The final paragraph in chapter 5, verses 9-13, attempts to clear up a misunderstanding and continues Paul's call for sexual purity in the Corinthian church. Verse 9 refers to a previous letter in which Paul had instructed the Corinthians not to associate with people involved in a variety of sins (mostly sexual). Verse 10 implies that the Corinthians twisted those instructions so that they claimed Paul was forbidding any kind contact with any sinful person. Given the structure of society in Corinth that would have meant withdrawal into a monastery. Sarcastically rejecting that option the Corinthians had arrogantly rejoiced in their Christian liberty that allowed incest in the church.

Verse 11 clarifies Paul's original instructions. Normal social and economic encounters with sinners are an expected part of the Christian life. What Paul was forbidding was fellowship with people involved in out and out sin while they claim to be Christians. Such fellowship would clearly be an example of the old leaven of sin penetrating and influencing the church. The real issue is still the incestuous man. Paul climaxes his response to this issue in verse 13 with a quotation of an expression found several times in Deuteronomy (17:7; 19:19; 21:21; 22:24; and 24:7), ""

It is possible that a generation ago the church needed to guard against legalism, intolerance, and harshness in its attitude toward sin. However, today's church stands in need of the same kind of admonition Paul gave to the Corinthians. Easy tolerance of sin will destroy our Christian identity. Without being judgmental or condemning of the sinner it is high time that evil influence was removed from our midst. The future of the church and of our children depends upon it.

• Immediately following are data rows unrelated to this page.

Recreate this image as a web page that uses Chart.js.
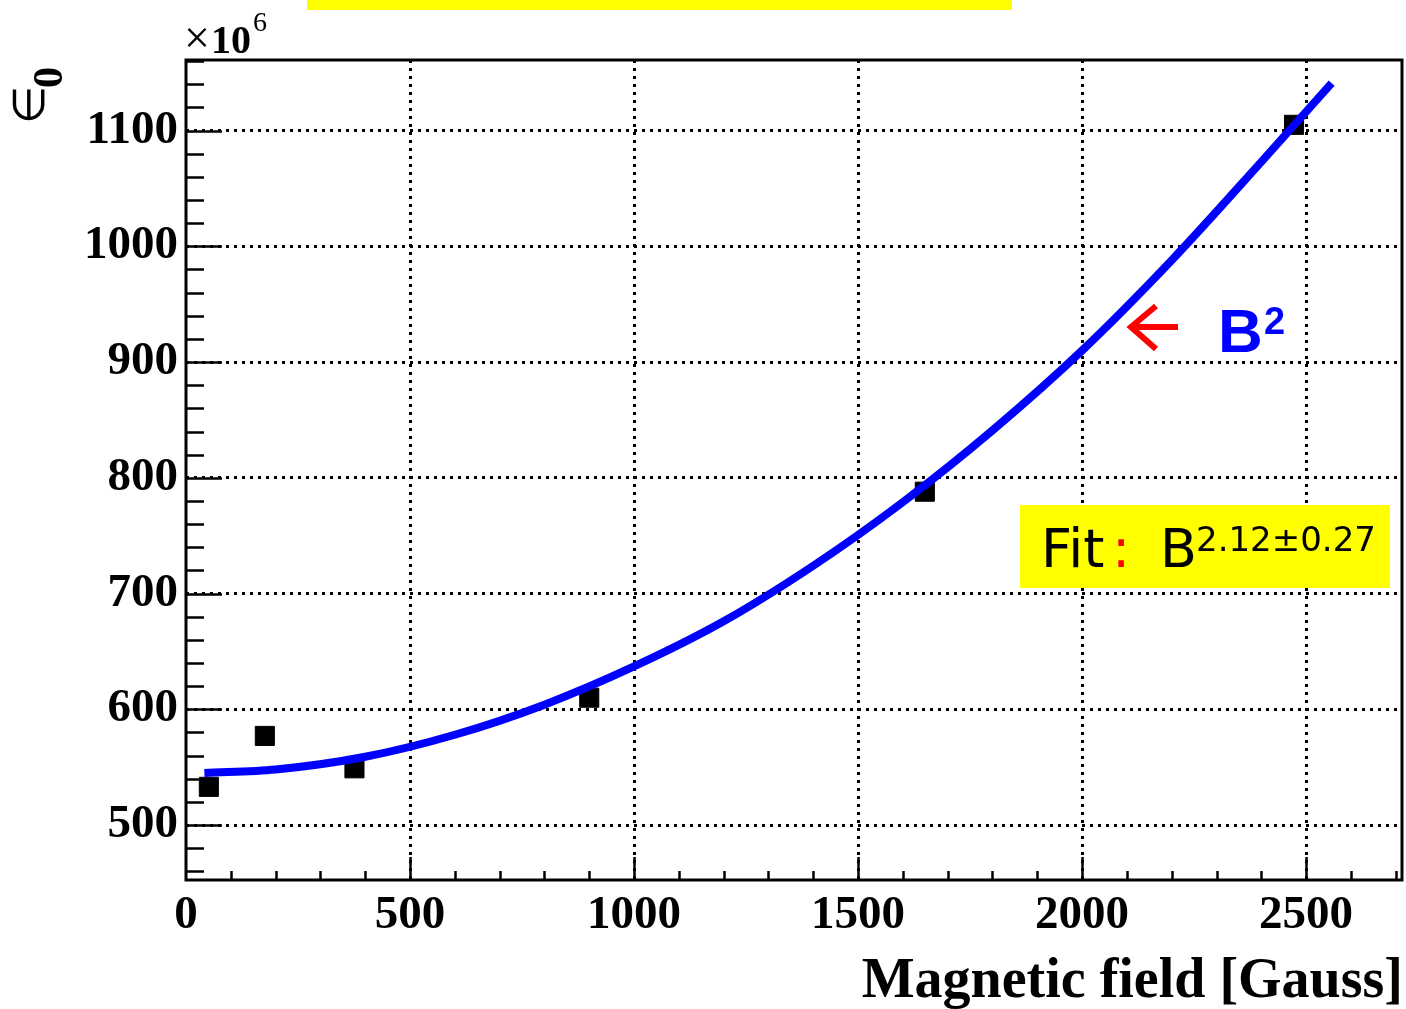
<!DOCTYPE html>
<html>
<head>
<meta charset="utf-8">
<title>epsilon0 vs magnetic field</title>
<script src="https://cdn.jsdelivr.net/npm/chart.js@4.4.0/dist/chart.umd.min.js"></script>
<style>
  html, body { margin: 0; padding: 0; background: #ffffff; }
  #wrap { width: 1406px; height: 1009px; }
</style>
</head>
<body>
<div id="wrap"><canvas id="fieldChart" width="1406" height="1009"></canvas></div>
<script>
// Measured points (x in Gauss, y in units of 10^6)
const fieldGauss = [51, 176, 376, 900, 1649, 2473];
const epsilon0 = [533, 577, 549, 610, 788, 1105];

// Fit curve
const fitField = [41, 200, 400, 600, 800, 1000, 1200, 1400, 1600, 1800, 2000, 2200, 2400, 2557];
const fitEps = [545, 548, 559, 578, 604, 637, 676, 724, 779, 841, 910, 988, 1073, 1141];

// Axis labels (major ticks)
const xMajorTicks = [0, 500, 1000, 1500, 2000, 2500];
const yMajorTicks = [500, 600, 700, 800, 900, 1000, 1100];

const serif = "'Liberation Serif', 'Times New Roman', serif";
const sans = "'Liberation Sans', Arial, sans-serif";
const comic = "'Comic Sans MS', 'DejaVu Sans', sans-serif";

// ROOT style frame, inner ticks and annotations
const rootFrame = {
  id: 'rootFrame',
  afterDraw(chart) {
    const { ctx, chartArea: a, scales: { x, y } } = chart;
    ctx.save();

    // ticks inside the frame
    ctx.strokeStyle = '#000';
    ctx.lineWidth = 2.5;
    ctx.beginPath();
    for (let v = Math.ceil(y.min / 20) * 20; v <= y.max; v += 20) {
      const py = Math.round(y.getPixelForValue(v)) + 0.5;
      const len = v % 100 === 0 ? 36 : 18;
      ctx.moveTo(a.left, py);
      ctx.lineTo(a.left + len, py);
    }
    for (let v = 100; v <= x.max; v += 100) {
      const px = Math.round(x.getPixelForValue(v)) + 0.5;
      const len = v % 500 === 0 ? 23 : 9;
      ctx.moveTo(px, a.bottom);
      ctx.lineTo(px, a.bottom - len);
    }
    ctx.stroke();

    // frame
    ctx.lineWidth = 3;
    ctx.strokeRect(a.left, a.top, a.right - a.left, a.bottom - a.top);

    // cut-off yellow title box at the very top
    ctx.fillStyle = '#ffff00';
    ctx.fillRect(307, 0, 705, 10);

    // x10^6
    ctx.fillStyle = '#000';
    ctx.textBaseline = 'alphabetic';
    ctx.textAlign = 'left';
    ctx.font = '46px ' + serif;
    ctx.fillText('\u00d7', 184, 53);
    ctx.font = 'bold 40px ' + serif;
    ctx.fillText('10', 211, 53);
    ctx.font = '28px ' + serif;
    ctx.fillText('6', 253, 31);

    // y axis title: epsilon_0, rotated
    ctx.save();
    ctx.translate(44, 124);
    ctx.rotate(-Math.PI / 2);
    ctx.font = '44px ' + serif;
    ctx.fillText('\u2208', 0, 0);
    ctx.font = 'bold 42px ' + serif;
    ctx.fillText('0', 36, 18);
    ctx.restore();

    // x axis title
    ctx.textAlign = 'right';
    ctx.font = 'bold 56px ' + serif;
    ctx.fillText('Magnetic field [Gauss]', 1403, 997);

    // red arrow pointing at the curve
    ctx.strokeStyle = '#ff0000';
    ctx.lineWidth = 6;
    ctx.lineCap = 'butt';
    ctx.beginPath();
    ctx.moveTo(1178, 327);
    ctx.lineTo(1130, 327);
    ctx.moveTo(1156, 306);
    ctx.lineTo(1131, 327);
    ctx.lineTo(1156, 349);
    ctx.stroke();

    // B^2 label
    ctx.fillStyle = '#0000ff';
    ctx.textAlign = 'left';
    ctx.font = 'bold 62px ' + sans;
    ctx.fillText('B', 1218, 352);
    ctx.font = 'bold 38px ' + sans;
    ctx.fillText('2', 1264, 334);

    // fit result box
    ctx.fillStyle = '#ffff00';
    ctx.fillRect(1020, 505, 370, 83);
    ctx.fillStyle = '#000';
    ctx.font = '54px ' + comic;
    ctx.fillText('Fit', 1041, 567);
    ctx.fillStyle = '#ff0000';
    ctx.fillText(':', 1112, 567);
    ctx.fillStyle = '#000';
    ctx.fillText('B', 1160, 567);
    ctx.font = '34px ' + comic;
    ctx.fillText('2.12\u00b10.27', 1196, 551);

    ctx.restore();
  }
};

new Chart(document.getElementById('fieldChart'), {
  type: 'scatter',
  data: {
    datasets: [
      {
        label: 'fit',
        data: fitField.map((v, i) => ({ x: v, y: fitEps[i] })),
        showLine: true,
        borderColor: '#0000ff',
        borderWidth: 8,
        cubicInterpolationMode: 'monotone',
        pointRadius: 0,
        fill: false
      },
      {
        label: 'data',
        data: fieldGauss.map((v, i) => ({ x: v, y: epsilon0[i] })),
        pointStyle: 'rect',
        pointRadius: 13.5,
        pointBackgroundColor: '#000',
        pointBorderColor: '#000',
        pointBorderWidth: 1
      }
    ]
  },
  options: {
    responsive: false,
    animation: false,
    layout: {
      autoPadding: false,
      padding: { top: 60, right: 4, bottom: 0, left: 0 }
    },
    plugins: {
      legend: { display: false },
      tooltip: { enabled: false }
    },
    scales: {
      x: {
        type: 'linear',
        min: 0,
        max: 2714,
        afterFit(scale) {
          scale.height = 129;
          scale.paddingLeft = 0;
          scale.paddingRight = 0;
        },
        afterBuildTicks(scale) { scale.ticks = xMajorTicks.map(v => ({ value: v })); },
        grid: {
          drawTicks: false,
          color: ctx => (ctx.tick && ctx.tick.value === 0 ? 'rgba(0,0,0,0)' : '#000'),
          lineWidth: 3
        },
        border: { display: false, dash: [3, 5] },
        ticks: {
          autoSkip: false,
          maxRotation: 0,
          padding: 8,
          color: '#000',
          font: { family: serif, size: 47, weight: 'bold' },
          callback: v => String(v)
        }
      },
      y: {
        type: 'linear',
        min: 452.5,
        max: 1161,
        afterFit(scale) {
          scale.width = 186;
          scale.paddingTop = 0;
          scale.paddingBottom = 0;
        },
        afterBuildTicks(scale) { scale.ticks = yMajorTicks.map(v => ({ value: v })); },
        grid: {
          drawTicks: false,
          color: '#000',
          lineWidth: 3
        },
        border: { display: false, dash: [3, 5] },
        ticks: {
          autoSkip: false,
          padding: 8,
          color: '#000',
          font: { family: serif, size: 47, weight: 'bold' },
          callback: v => String(v)
        }
      }
    }
  },
  plugins: [rootFrame]
});
</script>
</body>
</html>
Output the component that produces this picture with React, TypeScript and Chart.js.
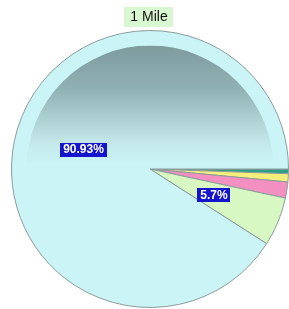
import React, { useEffect, useRef } from "react";
import { Chart, registerables } from "chart.js";

Chart.register(...registerables);

const TITLE = "1 Mile";
const CATEGORIES = ["Category E", "Category D", "Category C", "Category B", "Category A"];
const VALUES = [0.55, 0.95, 1.87, 5.7, 90.93];
const LABEL_TEXT = ["", "", "", "5.7%", "90.93%"];
const COLORS = ["#2f9e86", "#f6ef7c", "#f390c1", "#d7f7c3", "#caf4f6"];

const overlayPlugin = {
  id: "overlay",
  afterDatasetsDraw(chart: any) {
    const ctx = chart.ctx;
    const meta = chart.getDatasetMeta(0);
    const arc0 = meta.data[0];
    if (!arc0) return;
    const cx = arc0.x;
    const cy = arc0.y;
    const r = arc0.outerRadius;
    // glass shading
    const ri = r - 15;
    ctx.save();
    ctx.beginPath();
    ctx.arc(cx, cy, ri, 0, Math.PI * 2);
    ctx.clip();
    const g = ctx.createLinearGradient(0, cy - ri, 0, cy - 5);
    g.addColorStop(0, "rgba(126,155,158,1)");
    g.addColorStop(0.35, "rgba(143,176,178,1)");
    g.addColorStop(0.57, "rgba(168,202,204,1)");
    g.addColorStop(0.82, "rgba(196,232,234,1)");
    g.addColorStop(1, "rgba(202,244,246,1)");
    ctx.fillStyle = g;
    ctx.fillRect(cx - ri, cy - ri, ri * 2, ri - 5);
    ctx.restore();

    // data labels
    ctx.save();
    ctx.font = "bold 12px 'Liberation Sans', Arial, sans-serif";
    ctx.textAlign = "center";
    ctx.textBaseline = "middle";
    meta.data.forEach((arc: any, i: number) => {
      const txt = LABEL_TEXT[i];
      if (!txt) return;
      const mid = (arc.startAngle + arc.endAngle) / 2;
      const d = arc.outerRadius * 0.5;
      const x = cx + Math.cos(mid) * d;
      const y = cy + Math.sin(mid) * d;
      const w = ctx.measureText(txt).width + 6;
      const h = 14;
      ctx.fillStyle = "#1414cc";
      ctx.fillRect(Math.round(x - w / 2), Math.round(y - h / 2), Math.round(w), h);
      ctx.fillStyle = "#ffffff";
      ctx.fillText(txt, x, y + 0.5);
    });
    ctx.restore();

    // title
    ctx.save();
    ctx.font = "14px 'Liberation Sans', Arial, sans-serif";
    ctx.textAlign = "center";
    ctx.textBaseline = "middle";
    const tw = ctx.measureText(TITLE).width;
    const tx = 149;
    const ty = 17;
    ctx.fillStyle = "#d9f8d2";
    ctx.fillRect(Math.round(tx - tw / 2 - 6), 7, Math.round(tw + 12), 20);
    ctx.fillStyle = "#111111";
    ctx.fillText(TITLE, tx, ty);
    ctx.restore();
  },
};

export default function App() {
  const ref = useRef<HTMLCanvasElement | null>(null);
  useEffect(() => {
    document.body.style.margin = "0";
    const canvas = ref.current;
    if (!canvas) return;
    const chart = new Chart(canvas, {
      type: "pie",
      data: {
        labels: CATEGORIES,
        datasets: [
          {
            data: VALUES,
            backgroundColor: COLORS,
            borderColor: "#8c9c9c",
            borderWidth: 1,
          },
        ],
      },
      options: {
        responsive: false,
        animation: false,
        rotation: 90,
        layout: { padding: { top: 30, bottom: 1, left: 11, right: 0 } },
        plugins: {
          legend: { display: false },
          title: { display: false },
          tooltip: { enabled: false },
        },
      },
      plugins: [overlayPlugin],
    });
    return () => chart.destroy();
  }, []);
  return <canvas ref={ref} width={289} height={309} style={{ display: "block" }} />;
}
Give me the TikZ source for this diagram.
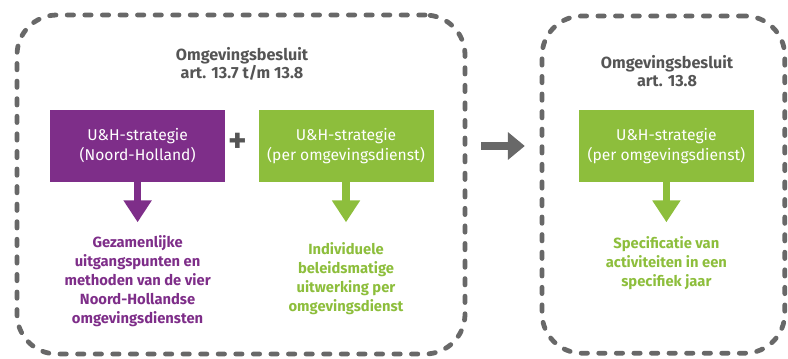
\documentclass[tikz,border=0pt]{standalone}
\usepackage{fontspec}
\setmainfont{Fira Sans}
\usepackage{tikz}
\usetikzlibrary{arrows.meta, positioning, calc}
\definecolor{nhpurple}{HTML}{7E2E89}
\definecolor{odgreen}{HTML}{8DBE3C}
\definecolor{framegray}{HTML}{686868}
\definecolor{titlegray}{HTML}{555555}
\tikzset{
  frame/.style={draw=framegray, line width=3.4pt, line cap=round, dash pattern=on 4.5pt off 8pt, rounded corners=1cm},
  box/.style={rectangle, minimum width=4.375cm, minimum height=1.8cm, text=white, align=center, font=\fontsize{11.1}{14.2}\selectfont},
  pbox/.style={box, fill=nhpurple},
  gbox/.style={box, fill=odgreen},
  title/.style={align=center, text=titlegray, font=\bfseries\fontsize{11.5}{13}\selectfont},
  result/.style={align=center, font=\bfseries\fontsize{10.5}{13.5}\selectfont},
  down/.style={-{Triangle[width=19pt, length=15.5pt]}, line width=5pt},
  step arrow/.style={-{Triangle[width=19pt, length=12pt]}, line width=6pt, framegray},
}

\begin{document}
\begin{tikzpicture}
  \useasboundingbox (0,0) rectangle (19.7,-8.95);

  % the two phases
  \node[frame, minimum width=11.2cm, minimum height=8.475cm] (fase1) at (6.025,-4.6125) {};
  \node[frame, minimum width=6.07cm, minimum height=8.43cm] (fase2) at (16.585,-4.615) {};

  \node[title] (t1) at (6.05,-1.6) {Omgevingsbesluit\\art. 13.7 t/m 13.8};
  \node[title] (t2) at (16.675,-1.775) {Omgevingsbesluit\\art. 13.8};

  \node[pbox] (nh) at (3.44,-3.65) {U\&H-strategie\\(Noord-Holland)};
  \node[gbox] (od) at (8.65,-3.65) {U\&H-strategie\\(per omgevingsdienst)};
  \node[text=titlegray, font=\bfseries\fontsize{25}{25}\selectfont, inner sep=0pt] (plus) at (5.95,-3.575) {+};
  \node[gbox] (od2) at (16.66,-3.65) {U\&H-strategie\\(per omgevingsdienst)};

  \draw[down, nhpurple] (nh.south) -- ++(0,-1) coordinate (nhtip);
  \draw[down, odgreen] (od.south) -- ++(0,-1) coordinate (odtip);
  \draw[down, odgreen] (od2.south) -- ++(0,-1) coordinate (od2tip);

  \node[result, text=nhpurple, below=0.2cm of nhtip] (gez)
    {Gezamenlijke\\uitgangspunten en\\methoden van de vier\\Noord-Hollandse\\omgevingsdiensten};
  \node[result, text=odgreen, below=0.38cm of odtip] (ind)
    {Individuele\\beleidsmatige\\uitwerking per\\omgevingsdienst};
  \node[result, text=odgreen, below=0.24cm of od2tip] (spec)
    {Specificatie van\\activiteiten in een\\specifiek jaar};

  \draw[step arrow, shorten <=0.35cm, shorten >=0.37cm] (fase1.east |- nh) -- (fase2.west |- nh);
\end{tikzpicture}
\end{document}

Study Questions for Reflection and Discussion

These readings and study questions are in preparation for next week's lesson.

As you study each day ask the Lord to make his word come alive in your heart. Ask him to help you understand how his word should apply to your life.

First Day: Read the notes on 1 Corinthians 4:1-5:13. Look up the Scripture references.

1. Identify one or two new insights that seemed important to you. Describe why they were significant to you.

2. Select a spiritual truth that has a personal application in your own life. Describe how it applies to you.

3. Write a brief prayer asking the Lord to give you wisdom in your response to the looseness in sexual attitudes that seems to be penetrating the church in these days.

Second Day: Read 1 Corinthians 6:1-20. Now turn your focus to 1 Corinthians 6:1-11.

1. What do you think is the basic problem addressed in verses 1-8? Is the thought of Christians taking Christians to court a strange thought to you? Why? or why not?

2. Paul argues that since Christians will someday judge the world they should be competent to solve their own relational problems. Do you agree? Why? or why not? What assumptions may be necessary for Paul's "solution" to work?

3. Is Paul's advice to be defrauded and wronged rather than to mistreat another reasonable advice? Why? or why not? What would have to change in your life for you to be willing to follow such advice?

Third Day: Read 1 Corinthians 6:1-20. Focus in on 1 Corinthians 6:7-11 .

1. Based on 1 Corinthians 3:16; 5:6; 6:2, 3, 9, 15, 16, 19; and 9:13 what do we know that Paul had previously taught the Corinthians? Should he have expected the Corinthians to have remembered all this? Why? or why not?

2. If the Kingdom of God means God's complete rule on earth in what way(s) are the sins listed in verses 9-10 incompatible with the Kingdom?

3. What thing(s) strike you as important about verse 11? Why are these points important for the Christian faith?

Fourth Day: Read 1 Corinthians 6:1-20. Now focus on 1 Corinthians 6:12-20.

1. In what ways do the focus verses argue against sexual immorality?

2. Are Paul's references to the "body" in these verses only applicable in a sexual context? Or would his words be equally applicable to other "sins" against the body? Give an example. What does this say about the importance of one's "body" in the Christian life?

3. List some ways in which you can glorify God in your body. Write a brief prayer asking the Lord to help you practice several of those means of glorifying God.

Fifth Day: Read 1 Corinthians 7:1-24. Focus your attention on 1 Corinthians 7:1-7.

1. In light of these focus verses is it more likely that "it is good for a man not to touch a woman," is Paul's own teaching or a quotation of a Corinthian opinion? How would you support your answer?

2. To what degree to you think Paul attempts to be even handed toward both men and women in these focus verses? What evidence shows his evenhandedness?

3. Summarize in your own words Paul's view of sexuality in Christian marriage according to these focus verses. How does it differ from the view of sexuality in contemporary culture?

Sixth Day: Read 1 Corinthians 7:1-24. Now focus your attention on 1 Corinthians 7:8-16.

1. How does Paul's teaching in verse 10-11 compare with Jesus' teaching in Mark 10:2-9?

2. Summarize in your own words Paul's instructions to Christians married to unbelievers. How often have you seen an unbelieving spouse won to Christ? What additional insight comes from 1 Peter 3:1-7?

3. Write a prayer for the marriages in your church in which one partner is not a believer. Ask God to guide you in how you can best be used to help win the unbelieving spouse.